OS CAVALOS QUE SOMOS
Sociologia

OS CAVALOS QUE SOMOS


Olá!
Hoje, apresento a vocês mais um dos textos do Albor, comentando o filme "Cavalo de duas pernas", de Samira Makhmalbaf. Não há como ficarmos indiferentes à sua escrita e ao desassossego que a temática do filme provoca em nós.


Os cavalos que somos

Filmes iranianos são inegavelmente uma outridade. A narrativa é diferente, a língua é diferente, os atores, gestual, expressividade, tudo difere da ocientalidade, assistimos um filme ?de lá? com um misto de curiosidade, surpresa, aborrecimento, tédio, indignação, expectativa etc. Usualmente o filme nos dá algo diferente do que esperamos, claro, por isso ele é diferente, por isso é uma expressão do outro.
O último filme de Samira Makhmalbaf (A maçã de 1994 é talvez seu mais conhecido filme apresentado por aqui, que com uma ternura incomensurável desvela a tragédia do abandono familiar) escrito pelo pai, o também cineasta Mohsen Makhmalbaf, é Cavalo de duas pernas (Asbe du-pa - 2008), e entra, ou melhor invade, ou melhor ainda avassala o espectador de modo indiscutível. Não se poderá ficar intocado frente à história, à narrativa, aos personagens, às relações. Como em Irreversível de Noé, teremos sempre a imagem de algumas cenas nos acompanhando.
Um menino mimado pelo pai teve as pernas amputadas por uma mina, que também vitimou sua mãe, sua irmã sofre de alguma doença e viaja com o pai para o exterior.
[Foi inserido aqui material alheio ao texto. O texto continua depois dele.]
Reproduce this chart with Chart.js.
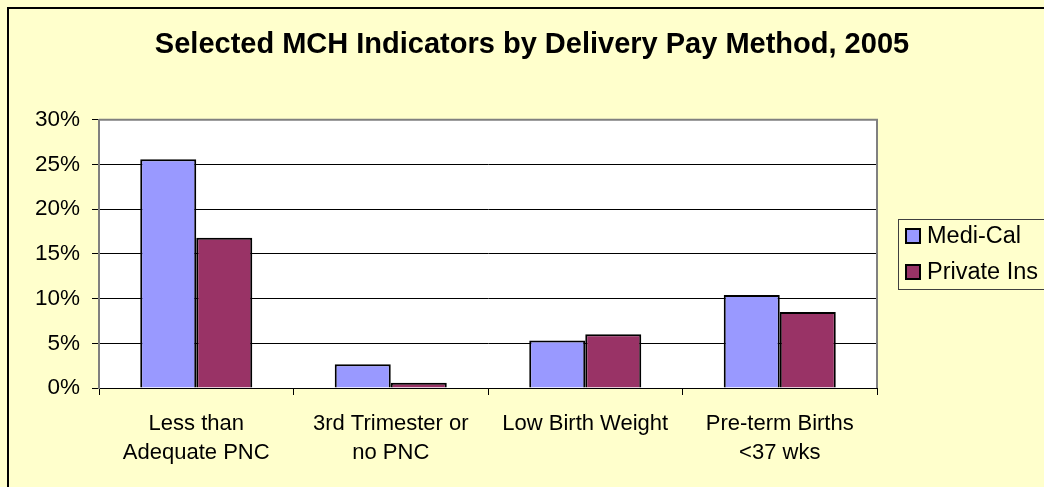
<!DOCTYPE html>
<html>
<head>
<meta charset="utf-8">
<script src="https://cdn.jsdelivr.net/npm/chart.js@4.4.1/dist/chart.umd.min.js"></script>
<style>
html,body{margin:0;padding:0;background:#FFFFCC;}
#wrap{width:1044px;height:487px;position:relative;}
</style>
</head>
<body>
<div id="wrap"><canvas id="c" width="1044" height="487"></canvas></div>
<script>
const titleText = 'Selected MCH Indicators by Delivery Pay Method, 2005';
const categories = [['Less than','Adequate PNC'],['3rd Trimester or','no PNC'],['Low Birth Weight'],['Pre-term Births','<37 wks']];
const seriesNames = ['Medi-Cal','Private Ins'];
const mediCal = [25.6, 2.65, 5.3, 10.4];
const privateIns = [16.8, 0.6, 6.0, 8.5];
const yTicks = [0,5,10,15,20,25,30];

const FONT = "'Liberation Sans', Arial, sans-serif";

const decor = {
  id:'decor',
  beforeDraw(chart){
    const ctx = chart.ctx, a = chart.chartArea;
    ctx.save();
    ctx.fillStyle = '#FFFFCC';
    ctx.fillRect(0,0,chart.width,chart.height);
    ctx.strokeStyle = '#000';
    ctx.lineWidth = 2;
    ctx.beginPath();
    ctx.moveTo(8, chart.height+5);
    ctx.lineTo(8, 8);
    ctx.lineTo(chart.width+5, 8);
    ctx.stroke();
    ctx.fillStyle = '#FFFFFF';
    ctx.fillRect(a.left, a.top, a.right-a.left, a.bottom-a.top);
    ctx.restore();
  },
  afterDraw(chart){
    const ctx = chart.ctx, a = chart.chartArea;
    ctx.save();
    ctx.strokeStyle = '#808080';
    ctx.lineWidth = 2;
    ctx.beginPath();
    ctx.moveTo(a.left, a.top);
    ctx.lineTo(a.right, a.top);
    ctx.lineTo(a.right, a.bottom);
    ctx.stroke();
    const lx = 898, ly = 219, lw = 160, lh = 70;
    ctx.strokeStyle = '#404040';
    ctx.lineWidth = 1;
    ctx.strokeRect(lx+0.5, ly+0.5, lw, lh);
    ctx.font = "23.5px " + FONT;
    ctx.textBaseline = 'middle';
    ctx.textAlign = 'left';
    chart.data.datasets.forEach((ds,i)=>{
      const cy = 236 + i*36;
      ctx.fillStyle = ds.backgroundColor;
      ctx.fillRect(906, cy-7, 14, 14);
      ctx.strokeStyle = '#000';
      ctx.lineWidth = 2;
      ctx.strokeRect(906, cy-7, 14, 14);
      ctx.fillStyle = '#000';
      ctx.fillText(ds.label, 927, cy+1);
    });
    ctx.restore();
  }
};

new Chart(document.getElementById('c'), {
  type:'bar',
  data:{
    labels: categories,
    datasets:[
      {label: seriesNames[0], data: mediCal, backgroundColor:'#9999FF', borderColor:'#000', borderWidth:2, yAxisID:'y'},
      {label: seriesNames[1], data: privateIns, backgroundColor:'#993366', borderColor:'#000', borderWidth:2, yAxisID:'y'}
    ]
  },
  options:{
    responsive:false,
    animation:false,
    devicePixelRatio:1,
    layout:{padding:{left:20, right:0, top:0, bottom:0}},
    datasets:{bar:{categoryPercentage:0.576, barPercentage:1.0}},
    plugins:{
      legend:{display:false},
      tooltip:{enabled:false},
      title:{display:true, text:titleText, color:'#000',
        font:{family:FONT, size:29, weight:'bold', lineHeight:1.2},
        padding:{top:28, bottom:57}}
    },
    scales:{
      x:{
        grid:{offset:true, drawOnChartArea:false, drawTicks:true, tickLength:7, color:'#000', lineWidth:1},
        border:{color:'#000', width:1},
        ticks:{color:'#000', padding:14, maxRotation:0, autoSkip:false,
          font:{family:FONT, size:22, lineHeight:1.32}},
        afterFit(s){ s.height = 99; }
      },
      y:{
        position:'left',
        min:0, max:30,
        afterBuildTicks(s){ s.ticks = yTicks.map(v=>({value:v})); },
        grid:{color:'#000', lineWidth:1, tickLength:7, drawTicks:true},
        border:{color:'#808080', width:2},
        ticks:{color:'#000', padding:12, callback:v=>v+'%',
          font:{family:FONT, size:22.5}},
        afterFit(s){ s.width = 79; }
      },
      y2:{
        position:'right',
        display:true,
        min:0, max:30,
        grid:{display:false, drawTicks:false},
        border:{display:false},
        ticks:{display:false},
        afterFit(s){ s.width = 167; }
      }
    }
  },
  plugins:[decor]
});
</script>
</body>
</html>
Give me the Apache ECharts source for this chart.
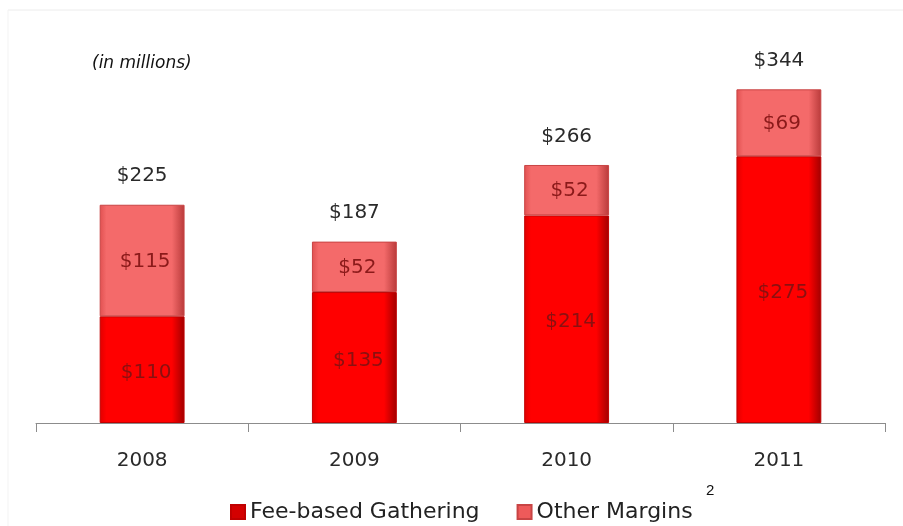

Na miserável cidade o cuidador do menino contrata um miserável moleque forte para servir de transporte do inválido, levando-o ?de cavalinho? para as aulas e passeios.
É fácil e tentador ver as analogias sociais: país rico oprimindo o país pobre, o filme rodado no Afeganistão depois da invasão russa, depois da invasão estadunidense; pessoa rica oprimindo a pobre; dominação pela miséria ...
E não se poderá dizer que isso não faça parte das leituras possíveis. Como toda obra de arte esta se presta a estas leituras. Mas evidentemente ela vai além.
Porque o aleijão se afeiçoa de algum modo a seu ?cavalo?, este, com algum deficiência mental se adéqua às ordens de seu senhor e seja pelo dinheiro que recebe, que aos poucos perde importância, seja pela relação de submissão ? único vínculo que vive no filme todo ?, é a contraparte relacional da dominação opressiva.
Ninguém dá a mínima para a relação que ambos constroem. Nenhum adulto se interpõe quando os limites entre a autoridade e o sadismo são cruzados, nenhuma outra criança se enoja com a situação do cavalo, ao contrário, reafirmando a máxima que criança não presta de nascença. Querem todos dar uma volta no cavalo, conseguindo uma sela para que este fique mais cavalo ainda, ou dispondo-se a pagar mais por isso caso nos seus pés sejam pregadas as ferraduras para que o som dos passos pareça-se mais aos cascos...
Então não há relação que não seja de indiferença ou de aproveitamento, e todo afeto será vivido de um modo ou de outro, e a pequena mendiga pela qual se apaixona o ?cavalo? é ela também usada como produto de uso, submetida ao pagamento do senhorzinho feudal. Não há como não lembrar do título de Fassbinder, O amor é mais frio que a morte (1969).
E as imagens são de uma beleza plástica maravilhosa, como por sinal é comum ocorrer também em outros filmes iranianos, e talvez por isso mesmo elas nos aprisionam dessa forma irrecusável, ainda que dolorosamente incisiva: também a dor é bela, também a opressão é bela, também a submissão é bela, e se o incômodo dessas afirmações é insuportável, moralmente insuportável, pessoalmente insuportável, filosoficamente insuportável, não por isso deixa de ser verdadeiro no filme, e por isso ele escapa a qualquer panfletarismo ou propaganda fácil: ele é insuportável e belo, numa reunião que vai alem do cartesianismo ocidental e do platonismo que cola o belo ao bom e certo. E nisso ele expressa uma vez mais a outridade, mas nós somos também esse outro.